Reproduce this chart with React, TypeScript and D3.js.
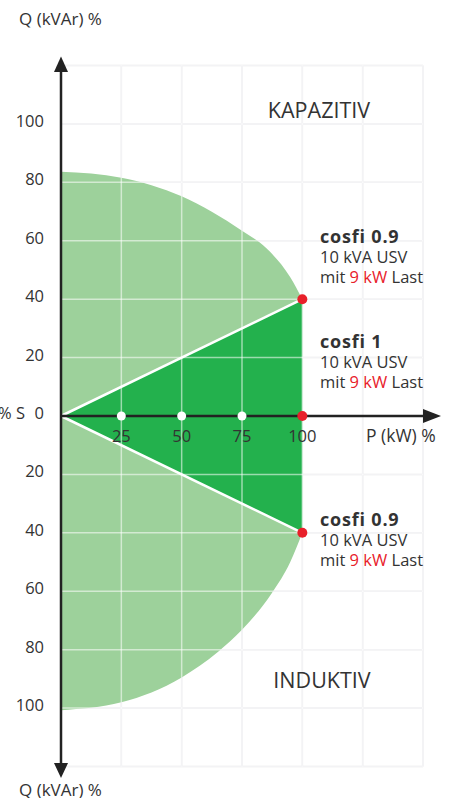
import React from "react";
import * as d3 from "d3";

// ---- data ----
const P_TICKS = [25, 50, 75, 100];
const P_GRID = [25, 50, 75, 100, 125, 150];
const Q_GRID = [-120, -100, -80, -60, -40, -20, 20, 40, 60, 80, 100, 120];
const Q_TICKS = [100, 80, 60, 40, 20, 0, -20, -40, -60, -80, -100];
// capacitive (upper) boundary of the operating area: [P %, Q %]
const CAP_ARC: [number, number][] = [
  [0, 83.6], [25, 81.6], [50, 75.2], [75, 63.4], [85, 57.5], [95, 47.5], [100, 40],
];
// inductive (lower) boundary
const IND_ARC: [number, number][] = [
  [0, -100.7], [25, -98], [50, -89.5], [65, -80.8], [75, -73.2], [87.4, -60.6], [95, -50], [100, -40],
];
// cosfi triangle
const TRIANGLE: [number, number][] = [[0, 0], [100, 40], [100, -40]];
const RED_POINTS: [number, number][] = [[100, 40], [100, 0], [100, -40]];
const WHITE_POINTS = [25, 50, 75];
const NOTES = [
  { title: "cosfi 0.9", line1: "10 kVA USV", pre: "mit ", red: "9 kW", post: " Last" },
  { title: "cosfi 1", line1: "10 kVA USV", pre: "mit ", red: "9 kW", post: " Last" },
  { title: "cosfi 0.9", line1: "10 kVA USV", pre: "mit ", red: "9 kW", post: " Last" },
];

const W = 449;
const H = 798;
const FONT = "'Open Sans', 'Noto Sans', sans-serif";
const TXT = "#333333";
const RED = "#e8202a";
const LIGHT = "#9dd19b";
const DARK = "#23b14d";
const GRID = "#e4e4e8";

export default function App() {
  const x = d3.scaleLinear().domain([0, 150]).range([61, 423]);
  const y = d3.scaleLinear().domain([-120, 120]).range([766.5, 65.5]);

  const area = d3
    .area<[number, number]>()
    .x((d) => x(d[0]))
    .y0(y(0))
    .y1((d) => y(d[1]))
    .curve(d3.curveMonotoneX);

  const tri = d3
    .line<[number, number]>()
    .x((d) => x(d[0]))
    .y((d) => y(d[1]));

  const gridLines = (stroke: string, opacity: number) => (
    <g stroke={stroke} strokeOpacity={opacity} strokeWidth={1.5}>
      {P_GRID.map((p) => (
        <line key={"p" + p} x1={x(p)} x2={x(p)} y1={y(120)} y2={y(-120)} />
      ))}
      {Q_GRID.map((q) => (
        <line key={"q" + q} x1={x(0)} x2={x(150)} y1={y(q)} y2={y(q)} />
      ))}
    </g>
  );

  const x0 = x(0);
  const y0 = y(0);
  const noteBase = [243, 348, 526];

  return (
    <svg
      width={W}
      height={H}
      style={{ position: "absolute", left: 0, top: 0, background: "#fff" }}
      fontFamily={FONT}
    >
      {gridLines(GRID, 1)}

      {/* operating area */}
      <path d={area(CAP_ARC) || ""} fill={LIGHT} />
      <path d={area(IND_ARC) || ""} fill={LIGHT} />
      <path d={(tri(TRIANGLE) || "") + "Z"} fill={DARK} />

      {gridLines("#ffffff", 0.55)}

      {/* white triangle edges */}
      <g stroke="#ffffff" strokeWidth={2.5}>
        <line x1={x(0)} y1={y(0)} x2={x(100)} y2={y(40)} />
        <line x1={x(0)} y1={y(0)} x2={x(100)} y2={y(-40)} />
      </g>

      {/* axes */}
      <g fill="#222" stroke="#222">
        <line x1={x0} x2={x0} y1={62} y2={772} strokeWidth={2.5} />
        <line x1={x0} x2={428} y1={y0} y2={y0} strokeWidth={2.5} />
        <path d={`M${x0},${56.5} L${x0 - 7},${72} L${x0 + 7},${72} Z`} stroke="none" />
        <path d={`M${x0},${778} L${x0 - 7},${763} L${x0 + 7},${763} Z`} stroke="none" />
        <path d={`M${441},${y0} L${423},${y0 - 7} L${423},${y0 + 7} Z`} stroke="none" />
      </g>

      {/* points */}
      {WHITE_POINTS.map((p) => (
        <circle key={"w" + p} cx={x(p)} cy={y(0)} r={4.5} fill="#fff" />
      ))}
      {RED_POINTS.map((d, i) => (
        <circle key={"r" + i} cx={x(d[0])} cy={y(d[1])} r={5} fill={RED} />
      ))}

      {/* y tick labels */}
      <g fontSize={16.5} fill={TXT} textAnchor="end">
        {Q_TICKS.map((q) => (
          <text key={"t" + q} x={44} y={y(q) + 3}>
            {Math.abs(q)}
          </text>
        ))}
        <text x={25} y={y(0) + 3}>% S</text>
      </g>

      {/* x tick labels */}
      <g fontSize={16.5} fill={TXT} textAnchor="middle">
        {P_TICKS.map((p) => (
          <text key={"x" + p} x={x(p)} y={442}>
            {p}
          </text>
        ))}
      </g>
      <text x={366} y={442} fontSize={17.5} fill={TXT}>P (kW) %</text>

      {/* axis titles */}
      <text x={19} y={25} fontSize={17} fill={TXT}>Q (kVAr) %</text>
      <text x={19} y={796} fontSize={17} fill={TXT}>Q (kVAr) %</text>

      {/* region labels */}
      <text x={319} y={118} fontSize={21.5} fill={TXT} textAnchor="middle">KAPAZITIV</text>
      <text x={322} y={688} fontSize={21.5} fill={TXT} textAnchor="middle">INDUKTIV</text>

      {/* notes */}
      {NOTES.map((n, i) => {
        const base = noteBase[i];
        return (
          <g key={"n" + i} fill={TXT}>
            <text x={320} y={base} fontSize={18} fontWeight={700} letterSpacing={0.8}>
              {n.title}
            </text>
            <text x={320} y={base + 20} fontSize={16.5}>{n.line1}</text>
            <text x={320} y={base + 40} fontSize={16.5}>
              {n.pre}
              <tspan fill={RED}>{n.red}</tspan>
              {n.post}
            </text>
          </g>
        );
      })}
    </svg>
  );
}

··········

Everything from the top line of the data down to and including the line with "import * as" is to be copied, except the pictures.

EXPECTED OUTPUT:
Reproduce this chart with React, TypeScript and D3.js.
import React from "react";
import * as d3 from "d3";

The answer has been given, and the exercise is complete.